The Sorites Paradox
One grain of sand is not a heap. Adding one grain to a non-heap never makes a heap. So how does a heap ever come to exist?
The Sorites Paradox (from the Greek 'soros' for heap) is one of the oldest puzzles in logic, attributed to Eubulides of Miletus around 400 BC. It shows that vague concepts like heap, bald, tall, and old resist precise definition in ways that create genuine logical problems, not just semantic inconveniences.
The paradox in full
- 1 grain of sand is not a heap.
- If n grains is not a heap, then n+1 grains is not a heap.
- Therefore, no collection of grains is a heap.
The argument is valid: the conclusion follows from the premises. But the conclusion is clearly false. One grain is not a heap. A million grains obviously is. Something in the premises must be wrong.
Where it breaks down
The culprit seems to be the second premise. But denying it means there's some exact number n where n grains is not a heap and n+1 grains is. That seems arbitrary and false. There's no fact of the matter about exactly when you cross from non-heap to heap.
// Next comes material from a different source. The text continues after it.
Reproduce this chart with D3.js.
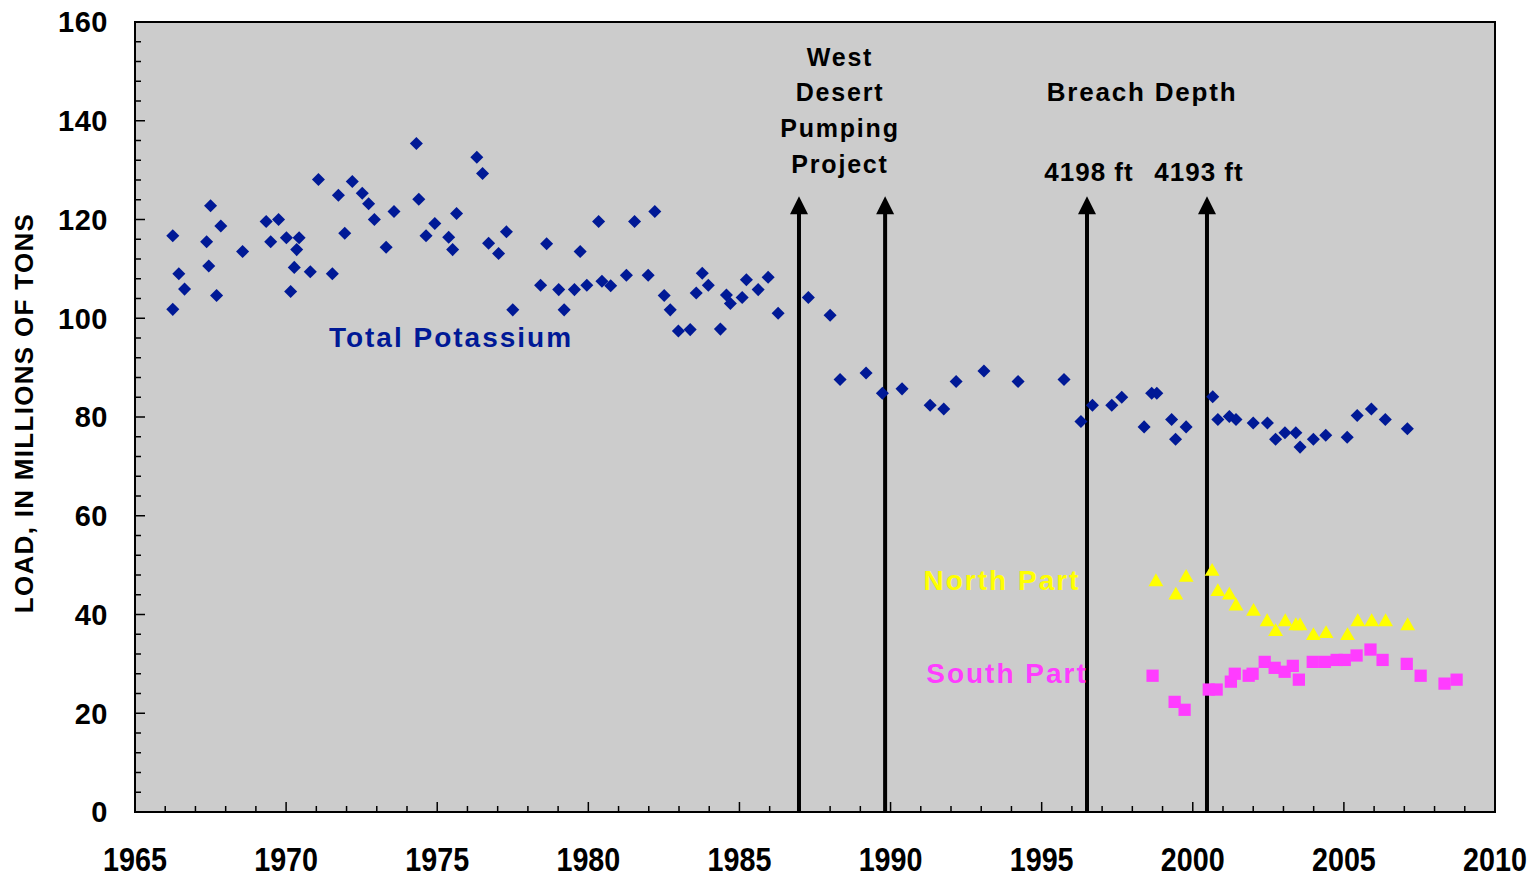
<!DOCTYPE html>
<html>
<head>
<meta charset="utf-8">
<script src="https://cdn.jsdelivr.net/npm/d3@7"></script>
<style>
  body { margin: 0; background: #fff; }
  svg text { font-family: "Liberation Sans", Arial, sans-serif; }
</style>
</head>
<body>
<div id="container"></div>
<script>
// Total potassium load, [year, millions of tons]
const totalYears = [1966.25, 1966.45, 1966.64, 1966.25, 1967.50, 1967.37, 1967.44, 1967.84, 1967.70, 1968.56,
  1969.34, 1969.75, 1969.49, 1970.01, 1970.43, 1970.35, 1970.27, 1970.15, 1970.80, 1971.07,
  1971.53, 1971.73, 1971.94, 1972.19, 1972.52, 1972.73, 1972.92, 1973.31, 1973.57, 1974.31,
  1974.39, 1974.63, 1974.92, 1975.38, 1975.51, 1975.64, 1976.31, 1976.50, 1976.70, 1977.03,
  1977.29, 1977.50, 1978.42, 1978.62, 1979.02, 1979.20, 1979.54, 1979.73, 1979.95, 1980.34,
  1980.45, 1980.74, 1981.26, 1981.53, 1981.98, 1982.20, 1982.51, 1982.71, 1982.98, 1983.37,
  1983.57, 1983.77, 1983.97, 1984.37, 1984.57, 1984.70, 1985.09, 1985.23, 1985.62, 1985.95,
  1986.28, 1987.28, 1988.00, 1988.33, 1989.19, 1989.73, 1990.38, 1991.31, 1991.76, 1992.17,
  1993.09, 1994.22, 1995.74, 1996.30, 1996.68, 1997.32, 1997.65, 1998.39, 1998.64, 1998.81,
  1999.30, 1999.43, 1999.78, 2000.66, 2000.83, 2001.21, 2001.43, 2002.00, 2002.47, 2002.74,
  2003.05, 2003.41, 2003.55, 2003.99, 2004.40, 2005.11, 2005.44, 2005.91, 2006.37, 2007.10];
const totalLoad = [116.7, 109.0, 105.9, 101.8, 122.8, 115.5, 110.6, 118.7, 104.6, 113.5,
  119.6, 120.0, 115.5, 116.3, 116.3, 113.9, 110.3, 105.4, 109.4, 128.1,
  109.0, 124.9, 117.2, 127.7, 125.3, 123.2, 120.0, 114.4, 121.6, 135.4,
  124.1, 116.7, 119.2, 116.4, 113.9, 121.2, 132.6, 129.3, 115.2, 113.1,
  117.5, 101.7, 106.7, 115.1, 105.8, 101.7, 105.8, 113.5, 106.7, 119.6,
  107.5, 106.6, 108.7, 119.6, 108.7, 121.6, 104.6, 101.7, 97.4, 97.7,
  105.1, 109.1, 106.7, 97.8, 104.7, 103.0, 104.2, 107.8, 105.8, 108.3,
  101.0, 104.2, 100.6, 87.6, 88.9, 84.8, 85.7, 82.4, 81.6, 87.2,
  89.3, 87.2, 87.6, 79.1, 82.4, 82.4, 84.0, 78.0, 84.8, 84.8,
  79.5, 75.5, 78.0, 84.1, 79.5, 80.1, 79.5, 78.8, 78.8, 75.5,
  76.8, 76.8, 73.9, 75.5, 76.3, 75.9, 80.3, 81.6, 79.5, 77.6];

// North part
const northYears = [1998.78, 1999.44, 1999.78, 2000.64, 2000.83, 2001.21, 2001.43, 2002.01, 2002.46, 2002.74,
  2003.06, 2003.41, 2003.55, 2003.99, 2004.41, 2005.12, 2005.46, 2005.92, 2006.38, 2007.11];
const northLoad = [46.6, 43.9, 47.5, 48.7, 44.6, 43.9, 41.7, 40.6, 38.5, 36.5,
  38.5, 37.7, 37.7, 35.7, 36.1, 35.7, 38.5, 38.5, 38.5, 37.7];

// South part
const southYears = [1998.67, 1999.40, 1999.73, 2000.53, 2000.79, 2001.26, 2001.39, 2001.85, 2001.98, 2002.38,
  2002.71, 2003.04, 2003.31, 2003.51, 2003.97, 2004.37, 2004.76, 2005.03, 2005.42, 2005.88,
  2006.28, 2007.08, 2007.54, 2008.33, 2008.73];
const southLoad = [27.6, 22.3, 20.7, 24.8, 24.8, 26.4, 28.0, 27.6, 28.0, 30.4,
  29.2, 28.4, 29.6, 26.8, 30.4, 30.4, 30.8, 30.8, 31.7, 32.9,
  30.8, 30.0, 27.6, 26.0, 26.8];

// event arrows
const arrowYears = [1986.97, 1989.82, 1996.5, 2000.47];
const arrowTop = 124.7;

const xTicks = d3.range(1965, 2011, 5);
const yTicks = d3.range(0, 161, 20);

const margin = { top: 22, right: 43, bottom: 71, left: 135 };
const width = 1538 - margin.left - margin.right;
const height = 883 - margin.top - margin.bottom;

const svg = d3.select('#container').append('svg')
  .attr('width', 1538)
  .attr('height', 883);

const g = svg.append('g')
  .attr('transform', `translate(${margin.left},${margin.top})`);

const x = d3.scaleLinear().domain([1965, 2010]).range([0, width]);
const y = d3.scaleLinear().domain([0, 160]).range([height, 0]);

g.append('rect')
  .attr('width', width)
  .attr('height', height)
  .attr('fill', '#cccccc');

// inward ticks, minor then major
const minorX = d3.range(1966, 2010).filter(v => v % 5 !== 0);
const minorY = d3.range(4, 160, 4).filter(v => v % 20 !== 0);

g.selectAll('.xminor').data(minorX).enter().append('line')
  .attr('x1', d => x(d)).attr('x2', d => x(d))
  .attr('y1', height).attr('y2', height - 6)
  .attr('stroke', '#000').attr('stroke-width', 1.5);
g.selectAll('.xmajor').data(xTicks).enter().append('line')
  .attr('x1', d => x(d)).attr('x2', d => x(d))
  .attr('y1', height).attr('y2', height - 10)
  .attr('stroke', '#000').attr('stroke-width', 1.5);
g.selectAll('.yminor').data(minorY).enter().append('line')
  .attr('x1', 0).attr('x2', 6)
  .attr('y1', d => y(d)).attr('y2', d => y(d))
  .attr('stroke', '#000').attr('stroke-width', 1.5);
g.selectAll('.ymajor').data(yTicks).enter().append('line')
  .attr('x1', 0).attr('x2', 10)
  .attr('y1', d => y(d)).attr('y2', d => y(d))
  .attr('stroke', '#000').attr('stroke-width', 1.5);

g.append('rect')
  .attr('width', width)
  .attr('height', height)
  .attr('fill', 'none')
  .attr('stroke', '#000')
  .attr('stroke-width', 2);

// tick labels (x labels are tall and narrow in the original)
g.selectAll('.xlab').data(xTicks).enter().append('text')
  .attr('transform', d => `translate(${x(d)},${height + 59}) scale(0.87,1)`)
  .attr('text-anchor', 'middle')
  .style('font-size', '33px')
  .style('font-weight', 'bold')
  .text(d => d);

g.selectAll('.ylab').data(yTicks).enter().append('text')
  .attr('x', -27)
  .attr('y', d => y(d))
  .attr('dy', '0.36em')
  .attr('text-anchor', 'end')
  .style('font-size', '29px')
  .style('font-weight', 'bold')
  .style('letter-spacing', '0.5px')
  .text(d => d);

svg.append('text')
  .attr('transform', `translate(33,${margin.top + height / 2 + 18 - 22}) rotate(-90)`)
  .attr('text-anchor', 'middle')
  .style('font-size', '26px')
  .style('font-weight', 'bold')
  .style('letter-spacing', '1.3px')
  .text('LOAD, IN MILLIONS OF TONS');

// arrows
g.selectAll('.arrow').data(arrowYears).enter().append('line')
  .attr('x1', d => x(d)).attr('x2', d => x(d))
  .attr('y1', y(0)).attr('y2', y(arrowTop) + 12)
  .attr('stroke', '#000').attr('stroke-width', 4);
g.selectAll('.head').data(arrowYears).enter().append('path')
  .attr('d', d => `M${x(d)},${y(arrowTop)} L${x(d) - 9},${y(arrowTop) + 18} L${x(d) + 9},${y(arrowTop) + 18} Z`)
  .attr('fill', '#000');

// points
const diamond = d3.symbol().type(d3.symbolSquare).size(85);
g.selectAll('.total').data(totalYears).enter().append('path')
  .attr('d', diamond)
  .attr('transform', (d, i) => `translate(${x(d)},${y(totalLoad[i])}) rotate(45)`)
  .attr('fill', '#001996');

const tri = d3.symbol().type(d3.symbolTriangle).size(95);
g.selectAll('.north').data(northYears).enter().append('path')
  .attr('d', tri)
  .attr('transform', (d, i) => `translate(${x(d)},${y(northLoad[i])})`)
  .attr('fill', '#ffff00');

const sq = d3.symbol().type(d3.symbolSquare).size(150);
g.selectAll('.south').data(southYears).enter().append('path')
  .attr('d', sq)
  .attr('transform', (d, i) => `translate(${x(d)},${y(southLoad[i])})`)
  .attr('fill', '#ff3cff');

// annotations
const boldLabel = (txt, cx, by, size, spacing) => g.append('text')
  .attr('x', cx - margin.left)
  .attr('y', by - margin.top)
  .attr('text-anchor', 'middle')
  .style('font-size', size + 'px')
  .style('font-weight', 'bold')
  .style('letter-spacing', spacing + 'px')
  .text(txt);

boldLabel('West', 840, 66, 25, 1.8);
boldLabel('Desert', 840, 101, 25, 1.8);
boldLabel('Pumping', 840, 137, 25, 1.8);
boldLabel('Project', 840, 173, 25, 1.8);
boldLabel('Breach Depth', 1142, 101, 26, 1.8);
boldLabel('4198 ft', 1089, 181, 26, 1);
boldLabel('4193 ft', 1199, 181, 26, 1);

const seriesLabel = (txt, cx, by, color) => g.append('text')
  .attr('x', cx - margin.left)
  .attr('y', by - margin.top)
  .attr('text-anchor', 'middle')
  .style('font-size', '28px')
  .style('font-weight', 'bold')
  .style('letter-spacing', '2px')
  .attr('fill', color)
  .text(txt);

seriesLabel('Total Potassium', 451, 347, '#001996');
seriesLabel('North Part', 1002, 590, '#ffff00');
seriesLabel('South Part', 1007, 683, '#ff3cff');
</script>
</body>
</html>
This is the puzzle of vagueness. Some concepts have fuzzy edges not because of ignorance but because precision is the wrong tool for them.
The options
Philosophers have proposed four exits. The epistemic view holds that there is a precise threshold, we just can't know it. Supervaluationism says "heap" is indeterminate in the middle cases; there's no fact of the matter. Dialetheism accepts that borderline heaps are genuinely both a heap and not a heap. Contextualism says "heap" shifts with the conversation.
The wider reach
The Sorites isn't just about sand. Baldness, wealth, old age, and most uncomfortably the evolutionary origin of Homo sapiens all have the same structure. At what generation did humans first appear? Most of our important social concepts, from poverty and adulthood to disability and consent, resist the sharp line the paradox demands. It lives everywhere language meets the world.
Is there a political disagreement you've had that might actually be a Sorites paradox in disguise?